(February 21, 2011) Two Italians and a Spaniard will be the Catholic Church’s newest
saints when Pope Benedict XVI will canonize them in the Vatican on October 23 this
year. The decision on the date of their canonization was taken by Pope Benedict
XVI during an ordinary public consistory in the Vatican on Monday. The three are
Blessed Guido Maria Conforti, Blessed Luigi Guanella and Blessed Bonifacia Rodríguez
de Castro. Italian archbishop Guido Maria Conforti who died in 1931 had wanted
to follow the example of St. Francis Xavier, the Jesuit who took the message of Christ
to Asia. But he was unable to travel to the mission fields for health reasons, so
instead he founded the Society of St. Francis Xavier for Foreign Missions (also known
as the Xaverian missionaries). Blessed Luigi Guanella of Italy who died in 1915
was a great friend of Don Bosco, and wanted to join the Salesians, but instead was
recalled to the diocese by the Bishop of Como.

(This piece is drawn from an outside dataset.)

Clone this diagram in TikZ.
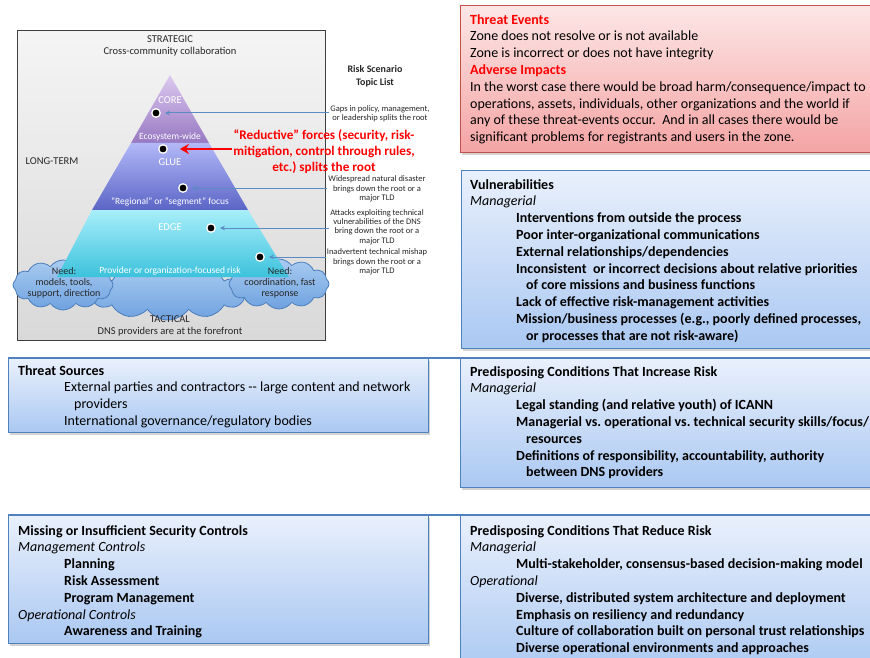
\documentclass[tikz,border=0pt]{standalone}
\usepackage{fontspec}
\setmainfont{Carlito}
\usepackage{tikz}
\usetikzlibrary{arrows.meta,shapes.symbols,shadows,positioning}
\definecolor{FrameGrey}{HTML}{3F3F3F}
\definecolor{TextGrey}{HTML}{262626}
\definecolor{LinkBlue}{HTML}{5B8AC4}
\definecolor{BoxBlue}{HTML}{4F81BD}
\definecolor{BlueTop}{HTML}{E9F0FC}
\definecolor{BlueBottom}{HTML}{AAC8F2}
\definecolor{BoxRed}{HTML}{C0504D}
\definecolor{RedTop}{HTML}{FDE6E6}
\definecolor{RedBottom}{HTML}{F4A4A4}
\definecolor{AlertRed}{HTML}{FF0000}
\definecolor{CoreTop}{HTML}{DCC9EF}
\definecolor{CoreBottom}{HTML}{9778C2}
\definecolor{GlueTop}{HTML}{B3B8F8}
\definecolor{GlueBottom}{HTML}{5B65C6}
\definecolor{EdgeTop}{HTML}{A8EEFA}
\definecolor{EdgeBottom}{HTML}{3CC2DC}
\definecolor{CloudTop}{HTML}{A9CBF0}
\definecolor{CloudBottom}{HTML}{6FA2E0}
\definecolor{CloudLine}{HTML}{4A7EBB}
\newcommand\Indent{46pt}
\newcommand\IndentMore{56pt}
\newcommand\Item[1]{\hspace*{\Indent}\textbf{#1}}
\newcommand\ItemMore[1]{\hspace*{\IndentMore}\textbf{#1}}
\tikzstyle{riskbox}=[rectangle,anchor=north west,inner sep=0pt,line width=1.2pt,
                     drop shadow={shadow xshift=1.5pt,shadow yshift=-2pt,opacity=0.35}]
\tikzstyle{bluebox}=[riskbox,draw=BoxBlue,top color=BlueTop,bottom color=BlueBottom]
\tikzstyle{redbox}=[riskbox,draw=BoxRed,top color=RedTop,bottom color=RedBottom]
\tikzstyle{boxtext}=[anchor=north west,inner sep=0pt,align=left,
                     font=\fontsize{14}{16.8}\selectfont]
\tikzstyle{framelabel}=[align=center,inner sep=0pt,text=TextGrey,
                     font=\fontsize{10.5}{11.5}\selectfont]
\tikzstyle{tierlabel}=[inner sep=0pt,text=white,font=\fontsize{10.5}{12}\selectfont]
\tikzstyle{tiernote}=[inner sep=0pt,text=white,font=\fontsize{9.5}{11}\selectfont]
\tikzstyle{scenario}=[align=center,inner sep=1pt,text=TextGrey,
                     font=\fontsize{8.5}{9.3}\selectfont]
\tikzstyle{needtext}=[align=center,inner sep=0pt,text=TextGrey,
                     font=\fontsize{10}{11.3}\selectfont]
\tikzstyle{dot}=[circle,fill=black,draw=white,line width=1.3pt,inner sep=0pt,minimum size=8.5pt]
\tikzstyle{link}=[draw=LinkBlue,line width=1pt,-{Stealth[length=5pt,width=4.5pt]},shorten >=4pt]
\tikzstyle{forcearrow}=[draw=AlertRed,line width=2.6pt,-{Stealth[length=9pt,width=10pt]},shorten >=12pt]
\tikzstyle{puff}=[cloud,cloud puffs=12,cloud puff arc=110,draw=CloudLine,
                     line width=0.8pt,top color=CloudTop,bottom color=CloudBottom]
\tikzstyle{rowline}=[draw=BoxBlue,line width=1.6pt]

\begin{document}
\frenchspacing
\begin{tikzpicture}[x=1pt,y=-1pt]
   \useasboundingbox (0,0) rectangle (870,658);
   \clip (0,0) rectangle (870,658);
   % pyramid frame
   \node[rectangle,anchor=north west,draw=FrameGrey,line width=0.9pt,top color=black!4,bottom color=black!15,
         minimum width=308pt,minimum height=310pt] (frame) at (17,30) {};
   \node[puff,aspect=2.8,minimum width=158pt,minimum height=54pt] (cloudM) at (168,293) {};
   \node[puff,aspect=2,minimum width=100pt,minimum height=50pt] (cloudL) at (63,285) {};
   \node[puff,aspect=2,minimum width=100pt,minimum height=50pt] (cloudR) at (279,284) {};
   % tiers
   \coordinate (apex) at (170,75);
   \coordinate (coreL) at (131,143);
   \coordinate (coreR) at (209,143);
   \coordinate (glueL) at (92,210);
   \coordinate (glueR) at (248,210);
   \coordinate (baseL) at (57,277);
   \coordinate (baseR) at (289,277);
   \shade[top color=CoreTop,bottom color=CoreBottom] (apex) -- (coreR) -- (coreL) -- cycle;
   \shade[top color=GlueTop,bottom color=GlueBottom] (coreL) -- (coreR) -- (glueR) -- (glueL) -- cycle;
   \shade[top color=EdgeTop,bottom color=EdgeBottom] (glueL) -- (glueR) -- (baseR) -- (baseL) -- cycle;
   \node[tierlabel] (core) at (170,100) {CORE};
   \node[tiernote] (eco) at (170,137) {Ecosystem-wide};
   \node[tierlabel] (glue) at (170,162) {GLUE};
   \node[tiernote] (regional) at (170,202) {“Regional” or “segment” focus};
   \node[tierlabel] (edge) at (170,227) {EDGE};
   \node[tiernote] (provider) at (170,271) {Provider or organization-focused risk};
   \node[framelabel] (strategic) at (170,46) {STRATEGIC\\Cross-community collaboration};
   \node[framelabel] (longterm) at (52,161) {LONG-TERM};
   \node[framelabel] (tactical) at (170,326) {TACTICAL\\DNS providers are at the forefront};
   \node[needtext] (needL) at (64,283) {Need:\\models, tools,\\support, direction};
   \node[needtext] (needR) at (280,283) {Need:\\coordination, fast\\response};
   \node[dot] (d1) at (156,113) {};
   \node[dot] (d2) at (163,149) {};
   \node[dot] (d3) at (183,188) {};
   \node[dot] (d4) at (211,228) {};
   \node[dot] (d5) at (260,257) {};
   % topic list
   \node[scenario,font=\fontsize{10}{13}\selectfont\bfseries] (topics) at (375,76) {Risk Scenario\\Topic List};
   \node[scenario] (gaps) at (380,114) {Gaps in policy, management,\\or leadership splits the root};
   \node[scenario] (disaster) at (377,189) {Widespread natural disaster\\brings down the root or a\\major TLD};
   \node[scenario] (attacks) at (377,227) {Attacks exploiting technical\\vulnerabilities of the DNS\\bring down the root or a\\major TLD};
   \node[scenario] (mishap) at (377,262) {Inadvertent technical mishap\\brings down the root or a\\major TLD};
   \node[align=center,inner sep=1pt,text=AlertRed,font=\fontsize{13.2}{16}\selectfont\bfseries]
         (reductive) at (324,152) {“Reductive” forces (security, risk-\\mitigation, control through rules,\\etc.) splits the root};
   \draw[link] (gaps.west |- d1) -- (d1);
   \draw[link] (disaster.west |- d3) -- (d3);
   \draw[link] (attacks.west |- d4) -- (d4);
   \draw[link] (mishap.west |- d5) -- (d5);
   \draw[forcearrow] (reductive.west |- d2) -- (d2);
   % boxes
   \node[redbox,minimum width=420pt,minimum height=147pt] (events) at (460,5) {};
   \node[bluebox,minimum width=420pt,minimum height=178pt] (vuln) at (461,170) {};
   \node[bluebox,minimum width=420pt,minimum height=74pt] (sources) at (8,358) {};
   \node[bluebox,minimum width=420pt,minimum height=129pt] (increase) at (460,358) {};
   \node[bluebox,minimum width=420pt,minimum height=128pt] (controls) at (8,515) {};
   \node[bluebox,minimum width=420pt,minimum height=160pt] (reduce) at (460,515) {};
   \draw[rowline] (sources.north west) -- (increase.north east);
   \draw[rowline] (controls.north west) -- (reduce.north east);
   \node[boxtext] (eventstext) at ([shift={(10,9)}]events.north west)
         {{\color{AlertRed}\bfseries Threat Events}\\
          Zone does not resolve or is not available\\
          Zone is incorrect or does not have integrity\\
          {\color{AlertRed}\bfseries Adverse Impacts}\\
          In the worst case there would be broad harm/consequence/impact to\\
          operations, assets, individuals, other organizations and the world if\\
          any of these threat-events occur.\ \ And in all cases there would be\\
          significant problems for registrants and users in the zone.};
   \node[boxtext] (vulntext) at ([shift={(9,9)}]vuln.north west)
         {\textbf{Vulnerabilities}\\
          \textit{Managerial}\\
          \Item{Interventions from outside the process}\\
          \Item{Poor inter-organizational communications}\\
          \Item{External relationships/dependencies}\\
          \Item{Inconsistent\ \ or incorrect decisions about relative priorities}\\
          \ItemMore{of core missions and business functions}\\
          \Item{Lack of effective risk-management activities}\\
          \Item{Mission/business processes (e.g., poorly defined processes,}\\
          \ItemMore{or processes that are not risk-aware)}};
   \node[boxtext] (sourcestext) at ([shift={(10,7)}]sources.north west)
         {\textbf{Threat Sources}\\
          \hspace*{\Indent}External parties and contractors -{}- large content and network\\
          \hspace*{\IndentMore}providers\\
          \hspace*{\Indent}International governance/regulatory bodies};
   \node[boxtext] (increasetext) at ([shift={(10,8)}]increase.north west)
         {\textbf{Predisposing Conditions That Increase Risk}\\
          \textit{Managerial}\\
          \Item{Legal standing (and relative youth) of ICANN}\\
          \Item{Managerial vs. operational vs. technical security skills/focus/}\\
          \ItemMore{resources}\\
          \Item{Definitions of responsibility, accountability, authority}\\
          \ItemMore{between DNS providers}};
   \node[boxtext] (controlstext) at ([shift={(10,10)}]controls.north west)
         {\textbf{Missing or Insufficient Security Controls}\\
          \textit{Management Controls}\\
          \Item{Planning}\\
          \Item{Risk Assessment}\\
          \Item{Program Management}\\
          \textit{Operational Controls}\\
          \Item{Awareness and Training}};
   \node[boxtext] (reducetext) at ([shift={(10,10)}]reduce.north west)
         {\textbf{Predisposing Conditions That Reduce Risk}\\
          \textit{Managerial}\\
          \Item{Multi-stakeholder, consensus-based decision-making model}\\
          \textit{Operational}\\
          \Item{Diverse, distributed system architecture and deployment}\\
          \Item{Emphasis on resiliency and redundancy}\\
          \Item{Culture of collaboration built on personal trust relationships}\\
          \Item{Diverse operational environments and approaches}};
\end{tikzpicture}
\end{document}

He later founded two congregations
- the Servants of Charity and the Institute of the Daughters of St. Mary of Providence
- both of which helped the marginalized during the industrial revolution. Blessed
Bonifacia Rodríguez de Castro who died 1905, was a nun from Salamanca in Spain who
worked for the social advancement of women workers. She founded the Congregation
of the Sisters of St. Joseph, and created the "Nazareth workshop" to help poor or
unemployed women. Like many founders of religious institutes, Mother Bonifacia faced
strong hostility and at one point was excluded from her own congregation, after which
she founded the workshop, which she managed almost until her death in 1905.